Tuesday, October 18, 2011

SCOTUS Grants Cert in Federal Jurisdiction Employment Law Case

Yesterday, the Supreme Court granted certiorari in Elgin v. Dep't of Treasury. The Petitioner's Brief describes the issue and the existing circuit court split:
Do federal district courts have jurisdiction over constitutional claims for equitable relief brought by federal employees, as the Third and D.C. Circuits have held, or does the Civil Service Reform Act impliedly preclude that jurisdiction, as the First, Second, and Tenth Circuits have held?
Basically, the plaintiffs were fired or resigned from their federal executive branch jobs because federal law prohibits executive branch employment for 18-26 year old men who fail to register for selective service. They claim this law is an unconstitutional Bill of Attainder and violates equal protection (sex-based discrimination). So, they filed a lawsuit in federal district court.

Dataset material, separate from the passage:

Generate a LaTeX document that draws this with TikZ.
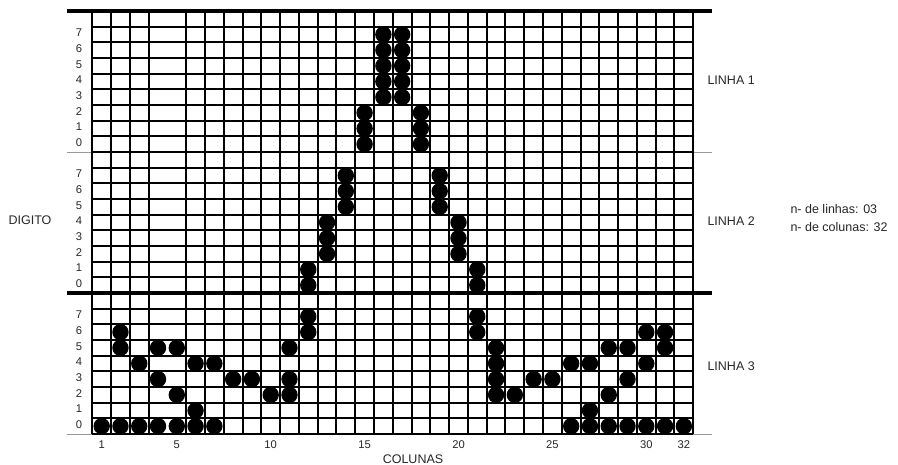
\documentclass[tikz,border=0pt]{standalone}
\usepackage{fontspec}
\setmainfont{Liberation Sans}
\begin{document}
\begin{tikzpicture}[x=1pt,y=-1pt,
    gridline/.style={line width=2pt},
    bandline/.style={line width=3.2pt},
    thinline/.style={line width=0.8pt, black!40},
    lbl/.style={font=\fontsize{12.5}{14}\selectfont, text=black!85},
    num/.style={font=\fontsize{11.2}{12}\selectfont, text=black!85, inner sep=0pt}]

    \useasboundingbox (0,0) rectangle (898,465);

    % column width and row height
    \def\cw{18.78}
    \def\rh{15.667}

    % Draw the thin lines under the grid
    \draw[thinline] (67,152) -- (712,152);
    \draw[thinline] (67,434) -- (712,434);

    % Draw the rows of the grid
    \foreach \i in {0,...,27}
      \draw[gridline] (92.3,11+\i*\rh) -- (693.3,11+\i*\rh);

    % Draw the columns (no line between 4 and 5)
    \foreach \k in {0,...,32} {
      \ifnum\k=4 \else
        \draw[gridline] (92.3+\k*\cw,11) -- (92.3+\k*\cw,434);
      \fi
    }

    % Draw the thick band lines
    \draw[bandline] (67,11) -- (712,11);
    \draw[bandline] (67,293) -- (712,293);

    % Draw the dots (band/column/row)
    \foreach \b/\c/\r in {
        1/15/0, 1/15/1, 1/15/2,
        1/16/3, 1/16/4, 1/16/5, 1/16/6, 1/16/7,
        1/17/3, 1/17/4, 1/17/5, 1/17/6, 1/17/7,
        1/18/0, 1/18/1, 1/18/2,
        2/12/0, 2/12/1, 2/13/2, 2/13/3, 2/13/4, 2/14/5, 2/14/6, 2/14/7,
        2/19/5, 2/19/6, 2/19/7, 2/20/2, 2/20/3, 2/20/4, 2/21/0, 2/21/1,
        3/1/0, 3/2/0, 3/3/0, 3/4/0, 3/5/0, 3/6/0, 3/7/0,
        3/26/0, 3/27/0, 3/28/0, 3/29/0, 3/30/0, 3/31/0, 3/32/0,
        3/2/5, 3/2/6, 3/3/4, 3/4/5, 3/4/3, 3/5/5, 3/5/2, 3/6/4, 3/6/1,
        3/7/4, 3/8/3, 3/9/3, 3/10/2, 3/11/5, 3/11/3, 3/11/2,
        3/12/7, 3/12/6, 3/21/7, 3/21/6,
        3/22/5, 3/22/4, 3/22/3, 3/22/2, 3/23/2, 3/24/3, 3/25/3,
        3/26/4, 3/27/4, 3/27/1, 3/28/5, 3/28/2, 3/29/5, 3/29/3,
        3/30/6, 3/30/4, 3/31/6, 3/31/5}
      \fill (92.3+\c*\cw-0.5*\cw, 11+\b*9*\rh-\r*\rh-0.5*\rh) circle (8.2);

    % Draw the row numbers
    \foreach \b in {1,2,3}
      \foreach \r in {0,...,7}
        \node[num] (r\b\r) at (79, 11+\b*9*\rh-\r*\rh-0.6*\rh) {\r};

    % Draw the column numbers
    \foreach \c in {1,5,10,15,20,25,30,32}
      \node[num] (c\c) at (92.3+\c*\cw-0.5*\cw, 445) {\c};

    % Draw the labels
    \node[lbl] (colunas) at (413,459) {COLUNAS};
    \node[lbl] (digito) at (30,220) {DIGITO};
    \node[lbl, anchor=west] (linha1) at (704,80) {LINHA 1};
    \node[lbl, anchor=west] (linha2) at (704,221) {LINHA 2};
    \node[lbl, anchor=west] (linha3) at (704,366) {LINHA 3};
    \node[lbl, anchor=west] (nlinhas) at (787,209) {n- de linhas: 03};
    \node[lbl, anchor=west] (ncolunas) at (787,227) {n- de colunas: 32};
\end{tikzpicture}
\end{document}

What's the problem? Well, the Civil Service Reform Act provides that some federal employees may challenge their terminations before the Merit Systems Protection Board. They can then appeal to the Federal Circuit. Which takes us back to the question presented above... can they file in district court or not?

In case you were wondering... no, this is not the kind of employment law case I was hoping for when I wrote my Supreme Court Employment Law Preview 2011-12.

See also: Ross Runkel, SCOTUS Grants Cert on Federal Employment Jurisdiction Issue.

Posted by Philip Miles, an attorney with McQuaide Blasko in State College, Pennsylvania in the firm's civil litigation and labor and employment law practice groups.


  1. hey dear blogger, I have always like Law, and I would like to study Law some day soon, but for now I am just reading some related stuff and your blog and I was wondering what certiorari was....

  2. Since federal employees enjoy the privilege of adequate resources from the government both in education and employment, there should be stricter calls for them to comply with federal policies as well.